To many Republicans, any discussion of structural racism — assertions that U.S. society continues to contend with the legacies of slavery, segregation and bigotry — is inherently divisive. For his part, Dr. Greene contended that the word “racism” itself is “politically charged” and would only alienate White people — a stance that predates his current job. “If you say ‘racism,’ you’re blaming White people,” Dr. Greene said. “Enough of the world thinks that’s what you’re saying that you’ve lost a big piece of your audience.”

He elaborated on those views in meetings with state health officials under his supervision, for example by casting doubt on widely accepted research showing that racial inequity and disparate treatment have contributed to high rates of Black maternal and infant mortality.
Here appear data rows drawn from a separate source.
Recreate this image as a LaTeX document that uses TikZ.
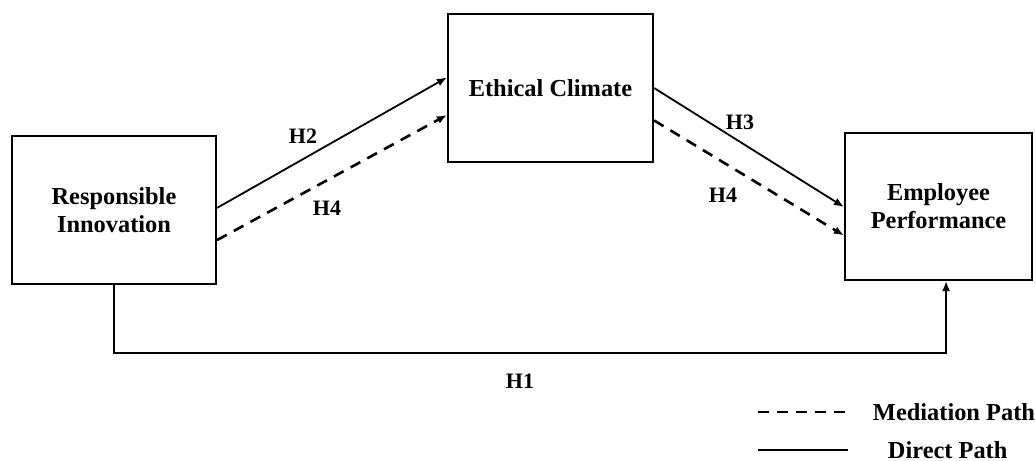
\documentclass[tikz,border=0pt]{standalone}
\usepackage{fontspec}
\setmainfont{Liberation Serif}
\usetikzlibrary{calc,positioning,arrows.meta}

\begin{document}
\begin{tikzpicture}[
        x=0.5pt,y=-0.5pt,
        BoxCfg/.style={
            draw,
            line width=1.1pt,
            align=center,
            inner sep=0pt,
            font=\fontsize{12.2}{14}\selectfont\bfseries
        },
        PathCfg/.style={line width=0.9pt,-{Latex[length=5pt,width=4pt]}},
        MedCfg/.style={PathCfg,line width=1.3pt,dash pattern=on 5.5pt off 4pt},
        LblCfg/.style={font=\fontsize{11}{13}\selectfont\bfseries},
        LegCfg/.style={font=\fontsize{12.2}{14}\selectfont\bfseries}
    ]
    \useasboundingbox (0,0) rectangle (1035,461);
    
    %constructs
    \node[BoxCfg,minimum width=102pt,minimum height=74pt] (RI) at (114,210) {Responsible\\Innovation};
    \node[BoxCfg,minimum width=102.5pt,minimum height=74pt] (EC) at (550.5,88) {Ethical Climate};
    \node[BoxCfg,minimum width=93.5pt,minimum height=73.5pt] (EP) at (938.5,206.5) {Employee\\Performance};
    
    %RI -> EC
    \draw[PathCfg] ($(RI.north east)!0.486!(RI.south east)$)--($(EC.north west)!0.43!(EC.south west)$);
    \draw[MedCfg] ($(RI.north east)!0.70!(RI.south east)$)--($(EC.north west)!0.68!(EC.south west)$);
    \node[LblCfg] (H2) at (303,136) {H2};
    \node[LblCfg] (H4a) at (327,208) {H4};
    
    %EC -> EP
    \draw[PathCfg] ($(EC.north east)!0.5!(EC.south east)$)--($(EP.north west)!0.503!(EP.south west)$);
    \draw[MedCfg] ($(EC.north east)!0.716!(EC.south east)$)--($(EP.north west)!0.694!(EP.south west)$);
    \node[LblCfg] (H3) at (740,122) {H3};
    \node[LblCfg] (H4b) at (723,195) {H4};
    
    %direct path
    \draw[PathCfg] (RI.south)--++(0,68)-|($(EP.south west)!0.54!(EP.south east)$);
    \node[LblCfg] (H1) at (520,381) {H1};
    
    %legend
    \coordinate (MedA) at (758,412);
    \coordinate (MedB) at (848,412);
    \coordinate (DirA) at (758,450);
    \coordinate (DirB) at (848,450);
    \draw[line width=1.3pt,dash pattern=on 5.5pt off 4pt] (MedA)--(MedB)node[right=8.5pt,LegCfg](MedTxt){Mediation Path};
    \draw[line width=1.3pt] (DirA)--(DirB)node[right=16pt,LegCfg](DirTxt){Direct Path};
    
\end{tikzpicture}
\end{document}
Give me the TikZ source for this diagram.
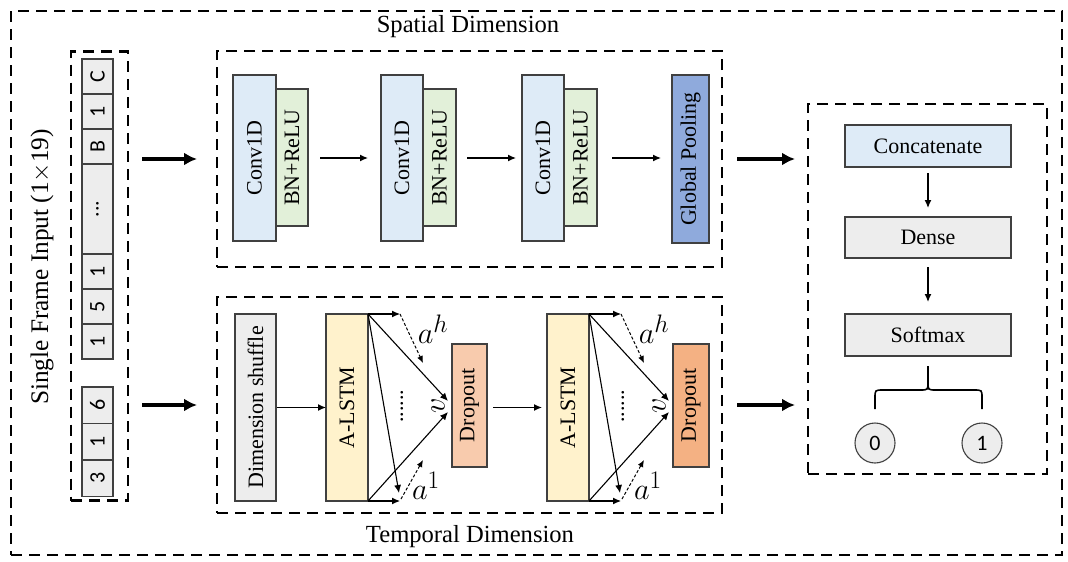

The very word “racism,” Dr. Greene told The Post in an interview, conjures for him “fire hoses, police dogs and Alabama sheriffs,” images from the mid-20th century civil rights strife. It is a risibly constricted understanding of racism.

Dr. Greene now expresses contrition for his remarks, if not overt apology, writing in a note that “I am fully aware that racism at many levels is a factor in a wide range of public health outcomes and disparities across the Commonwealth and the United States.” He expressed regret that his staff members “feel discounted or disrespected.”

Unfortunately, Dr. Greene, having displayed his own ignorance and myopia, is the wrong person to address problems he now acknowledges are deep, real — and rooted in racism.